Ce rôle de l’ombre correspond à plusieurs logiques, dont la principale a trait à la nature du scrutin présidentiel. "Nous sommes dans une présidentielle, donc une élection au cours de laquelle se construit un rapport vertical entre les grands candidats et le pays. Sans intermédiaire", rappelle Stéphane Rozès, président de CAP (Conseil, analyses et perspectives). "Il est donc bien normal que le Premier ministre ne fasse pas écran entre le candidat et le pays", estime le politologue, joint par Europe1.fr.

"Totalement mobilisé"

N’empêche. Cette discrétion de François Fillon ne plaît pas à tout le monde. Au début du mois de mars, Le Figaro faisait état d’un certain malaise à l’UMP. "On ne le sent pas à 100% dans la dynamique. Jean-François Copé, lui, fait quatre meetings par semaine. Pour Fillon, cette élection sonne le glas de Matignon", glissait un ténor du parti. Or, depuis, la donne n’a pas vraiment changé. Le Premier ministre reste en retrait, du moins médiatiquement. "Il est totalement mobilisé sur la campagne présidentielle", jure pourtant Philippe Goujon, qui conteste : "il fait des meetings tous les soirs".

Certains lui reprochaient aussi à mots couverts de se préparer à la défaite du candidat de l’UMP. "Certains jouent la défaite", avait même glissé Jean-François Copé au Figaro, dans une allusion directe. "Qui peut jouer la défaite ? S’il y a défaite, tout sera emporté", s’insurge Philippe Goujon. "Ce n’est pas du tout son idée. Tout le monde à Matignon est tendu vers la victoire, et François Fillon est convaincu que Nicolas Sarkozy va gagner", jure l’élu.

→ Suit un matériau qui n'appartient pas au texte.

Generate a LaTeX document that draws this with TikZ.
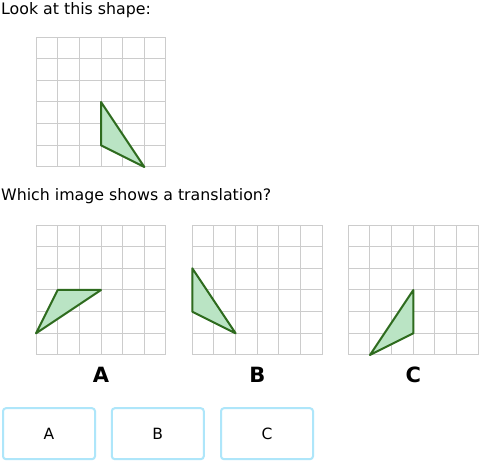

"Cette accusation n’a pas lieu d’être contre François Fillon, plus que contre un autre responsable politique, car tous préparent la suite", sourit de son côté Stéphane Rozès. "François Fillon fait ce qu’il a à faire sur le moment, mais évidemment qu’il pense à la suite. En cas de victoire, comme en cas de défaite", assure le politologue.

Plus présent dans l’entre-deux-tours

Surtout, ce rôle de l’ombre a été défini en accord avec Nicolas Sarkozy. Les différents soutiens qui sillonnent les plateaux de télévision et de radio, tel Jean-François Copé, de loin le plus présent, ont un autre rôle. "La fonction du chef de l’UMP, et d’autres, n’est pas celle d’un écran ou de relais, c’est une fonction critique, y compris assez agressive, de l’adversaire socialiste", poursuit Stéphane Rozés. "François Fillon est dans un registre qui est beaucoup plus discret, qui correspond à son tempérament et à son positionnement idéologique", juge-t-il.

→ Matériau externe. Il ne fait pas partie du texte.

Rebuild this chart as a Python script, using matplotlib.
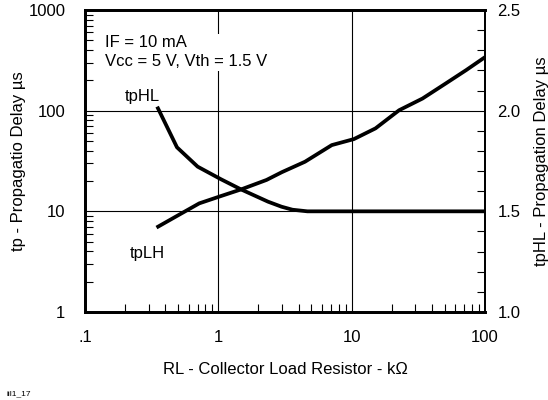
import matplotlib
matplotlib.use("Agg")
import matplotlib.pyplot as plt
from matplotlib.ticker import NullFormatter, LogLocator, MultipleLocator

plt.rcParams['font.family'] = ['Liberation Sans', 'DejaVu Sans']

# tpLH - left (log) axis
rl_lh = [0.344, 0.49, 0.72, 1.05, 1.48, 2.3, 3.0, 4.47, 7.1, 10.4, 15.1, 22.7, 34.0, 51.0, 72.3, 100.0]
tp_lh = [6.9, 9.0, 12.0, 14.2, 16.5, 20.5, 24.5, 31.1, 45.5, 52.2, 66.7, 101, 132, 187, 253, 340]

# tpHL - right (linear) axis
rl_hl = [0.348, 0.49, 0.70, 1.05, 1.48, 2.36, 2.98, 3.6, 4.66, 10, 100]
tp_hl = [2.02, 1.818, 1.722, 1.659, 1.609, 1.548, 1.523, 1.508, 1.5, 1.5, 1.5]

x_ticks = [0.1, 1, 10, 100]
x_labels = ['.1', '1', '10', '100']
yl_ticks = [1, 10, 100, 1000]
yl_labels = ['1', '10', '100', '1000']
yr_ticks = [1.0, 1.5, 2.0, 2.5]
yr_labels = ['1.0', '1.5', '2.0', '2.5']

FS = 12

fig = plt.figure(figsize=(5.48, 4.0), dpi=100)
ax = fig.add_axes([0.155, 0.22, 0.73, 0.755])
ax.set_xscale('log')
ax.set_yscale('log')
ax.set_xlim(0.1, 100)
ax.set_ylim(1, 1000)

ax.set_xticks(x_ticks)
ax.set_xticklabels(x_labels)
ax.set_yticks(yl_ticks)
ax.set_yticklabels(yl_labels)
ax.xaxis.set_minor_locator(LogLocator(base=10, subs=range(2, 10)))
ax.yaxis.set_minor_locator(LogLocator(base=10, subs=range(2, 10)))
ax.xaxis.set_minor_formatter(NullFormatter())
ax.yaxis.set_minor_formatter(NullFormatter())
ax.tick_params(which='both', direction='in', labelsize=FS)
ax.tick_params(axis='x', which='major', length=0, pad=13)
ax.tick_params(axis='y', which='major', length=0, pad=14)
ax.tick_params(which='minor', length=6, width=0.8)
ax.grid(True, which='major', color='black', lw=0.8)

ax.plot(rl_lh, tp_lh, color='black', lw=2.7, solid_capstyle='butt', zorder=3)

ax2 = ax.twinx()
ax2.set_ylim(1.0, 2.5)
ax2.set_yticks(yr_ticks)
ax2.set_yticklabels(yr_labels)
ax2.yaxis.set_minor_locator(MultipleLocator(0.1))
ax2.tick_params(which='both', direction='in', labelsize=FS)
ax2.tick_params(which='major', length=0, pad=9)
ax2.tick_params(which='minor', length=6, width=0.8)
ax2.plot(rl_hl, tp_hl, color='black', lw=2.7, solid_capstyle='butt', zorder=3)

for a in (ax, ax2):
    for s in ('left', 'bottom', 'top'):
        a.spines[s].set_linewidth(2)
    a.spines['right'].set_linewidth(1.3)

ax.text(0.05, 0.86, 'IF = 10 mA\nVcc = 5 V, Vth = 1.5 V', transform=ax.transAxes,
        fontsize=FS, ha='left', va='center', linespacing=1.35,
        bbox=dict(facecolor='white', edgecolor='none', pad=1), zorder=5)
ax.text(0.1, 0.715, 'tpHL', transform=ax.transAxes, fontsize=FS, ha='left', va='center')
ax.text(0.113, 0.195, 'tpLH', transform=ax.transAxes, fontsize=FS, ha='left', va='center')

ax.set_xlabel('RL - Collector Load Resistor - k\u03a9', fontsize=FS, labelpad=12)
ax.set_ylabel('tp - Propagatio Delay \u00b5s', fontsize=FS, labelpad=2)
ax2.set_ylabel('tpHL - Propagation Delay \u00b5s', fontsize=FS, labelpad=10)

fig.text(0.012, 0.012, 'iil1_17', fontsize=6)

fig.savefig('out.png', dpi=100)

Car sur le fond, François Fillon n’est pas forcément en adéquation avec la ligne très à droite adoptée par Nicolas Sarkozy. "Idéologiquement, le Premier ministre est dans une droite humaniste, plutôt de dialogue et d’écoute. Alors que clairement, la stratégie de Nicolas Sarkozy est de flirter avec les thématiques du Front national", confirme Stéphane Rozès, qui pronostique : "François Fillon sera sans doute plus présent entre les deux tours, où il s’agira de convaincre  l’électorat centriste, très rétif à l’égard de la façon de faire et d’être de Sarkozy durant le quinquennat. C’est un moment où on le verra plus nettement, comme Jean-Louis Borloo et Jean-François Copé."

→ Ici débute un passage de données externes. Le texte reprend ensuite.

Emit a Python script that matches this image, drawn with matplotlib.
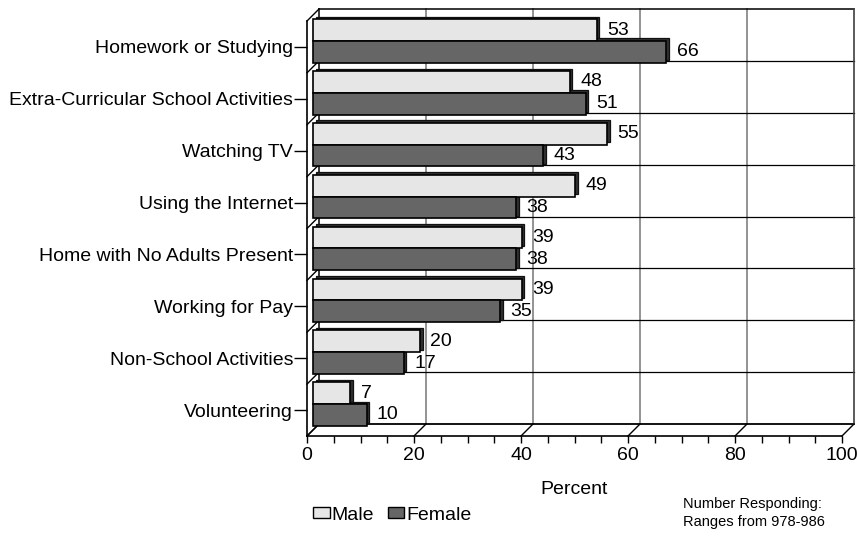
import matplotlib
matplotlib.use('Agg')
import matplotlib.pyplot as plt
from matplotlib.transforms import ScaledTranslation, IdentityTransform
from matplotlib.lines import Line2D
from matplotlib.patches import Patch
import numpy as np

categories = ["Homework or Studying", "Extra-Curricular School Activities",
              "Watching TV", "Using the Internet", "Home with No Adults Present",
              "Working for Pay", "Non-School Activities", "Volunteering"]
male = [53, 48, 55, 49, 39, 39, 20, 7]
female = [66, 51, 43, 38, 38, 35, 17, 10]
xticks = [0, 20, 40, 60, 80, 100]
series_names = ["Male", "Female"]
xlabel = "Percent"
note = "Number Responding:\nRanges from 978-986"

W, H, DPI = 857, 536, 100
plt.rcParams['font.family'] = ['Liberation Sans', 'DejaVu Sans']
FS = 14

fig = plt.figure(figsize=(W / DPI, H / DPI), dpi=DPI)
L, R, T, B = 307, 842, 21, 436
ax = fig.add_axes([L / W, 1 - B / H, (R - L) / W, (B - T) / H])
n = len(categories)
ax.set_xlim(0, 100)
ax.set_ylim(n - 0.5, -0.5)
ax.patch.set_visible(False)

DEPTH = 12


def shift(px):
    return ax.transData + ScaledTranslation(px / DPI, px / DPI, fig.dpi_scale_trans)


back = shift(DEPTH)
kw = dict(clip_on=False, solid_capstyle='projecting')

# back wall
for g in xticks[1:-1]:
    ax.plot([g, g], [-0.5, n - 0.5], color='#808080', lw=1.2, transform=back, zorder=1, **kw)
for b in np.arange(0.5, n - 0.5, 1):
    ax.plot([0, 100], [b, b], color='k', lw=0.9, transform=back, zorder=1, **kw)
ax.plot([0, 100], [-0.5, -0.5], color='k', lw=1.1, transform=back, zorder=1, **kw)
ax.plot([0, 100], [n - 0.5, n - 0.5], color='k', lw=1.3, transform=back, zorder=1, **kw)
ax.plot([100, 100], [-0.5, n - 0.5], color='#404040', lw=1.2, transform=back, zorder=1, **kw)
ax.plot([0, 0], [-0.5, n - 0.5], color='k', lw=1.1, transform=back, zorder=1, **kw)

# diagonals (left wall and floor)
fig.canvas.draw()


def diag(x, y, color='k', lw=1.0):
    p = ax.transData.transform((x, y))
    ax.add_line(Line2D([p[0], p[0] + DEPTH], [p[1], p[1] + DEPTH],
                       transform=IdentityTransform(), color=color, lw=lw,
                       clip_on=False, zorder=1))


for b in np.arange(-0.5, n, 1):
    diag(0, b)
for g in xticks:
    diag(g, n - 0.5)

# bars
y = np.arange(n)
h = 0.42
barp = shift(6)
shadow = shift(8.5)
series = [(male, y - h / 2, '#e6e6e6'), (female, y + h / 2, '#666666')]
for vals, yy, col in series:
    ax.barh(yy, vals, height=h, color='#303030', edgecolor='#111111', lw=0.9,
            transform=shadow, clip_on=False, zorder=3)
for vals, yy, col in series:
    ax.barh(yy, vals, height=h, color=col, edgecolor='k', lw=1.2,
            transform=barp, clip_on=False, zorder=4)
    for v, yv in zip(vals, yy):
        ax.annotate(str(v), xy=(v, yv), xycoords=barp, xytext=(7.5, 0),
                    textcoords='offset points', ha='left', va='center',
                    fontsize=FS, zorder=5)

# spines and ticks
for s in ['top', 'right']:
    ax.spines[s].set_visible(False)
for s in ['left', 'bottom']:
    ax.spines[s].set_linewidth(1.2)
    ax.spines[s].set_zorder(2)
ax.set_xticks(xticks)
ax.set_xticklabels([str(t) for t in xticks], fontsize=FS)
ax.set_xticks(np.arange(0, 101, 5), minor=True)
ax.tick_params(axis='x', which='both', direction='out', length=5, width=1.0, pad=3)
ax.set_yticks(y)
ax.set_yticklabels(categories, fontsize=FS)
ax.tick_params(axis='y', direction='out', length=9.5, width=1.0, pad=0.5)

fig.text((L + R) / 2 / W, 1 - 490 / H, xlabel, ha='center', va='center', fontsize=FS)
fig.text(683 / W, 1 - 513 / H, note, ha='left', va='center', fontsize=10.5, linespacing=1.4)

handles = [Patch(facecolor=series[0][2], edgecolor='k', lw=1.0),
           Patch(facecolor=series[1][2], edgecolor='k', lw=1.0)]
fig.legend(handles, series_names, loc='center left', bbox_to_anchor=(313 / W, 1 - 515 / H),
           ncol=2, frameon=False, fontsize=FS, handlelength=0.85, handleheight=0.5,
           handletextpad=0.1, columnspacing=0.7, borderpad=0, borderaxespad=0)

fig.savefig('out.png', dpi=DPI)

 Le temps de François Fillon n’est donc pas encore venu. "Accessoirement, il est quand même encore Premier ministre, il gouverne aussi", rappelle par ailleurs Philippe Goujon. "Par exemple, il a dû aller à Séoul lundi et mardi en visite officielle, à la demande de Nicolas Sarkozy", cite le maire du 15e arrondissement. "Sa situation institutionnelle appelle une certaine discrétion", conclut Stéphane Rozès.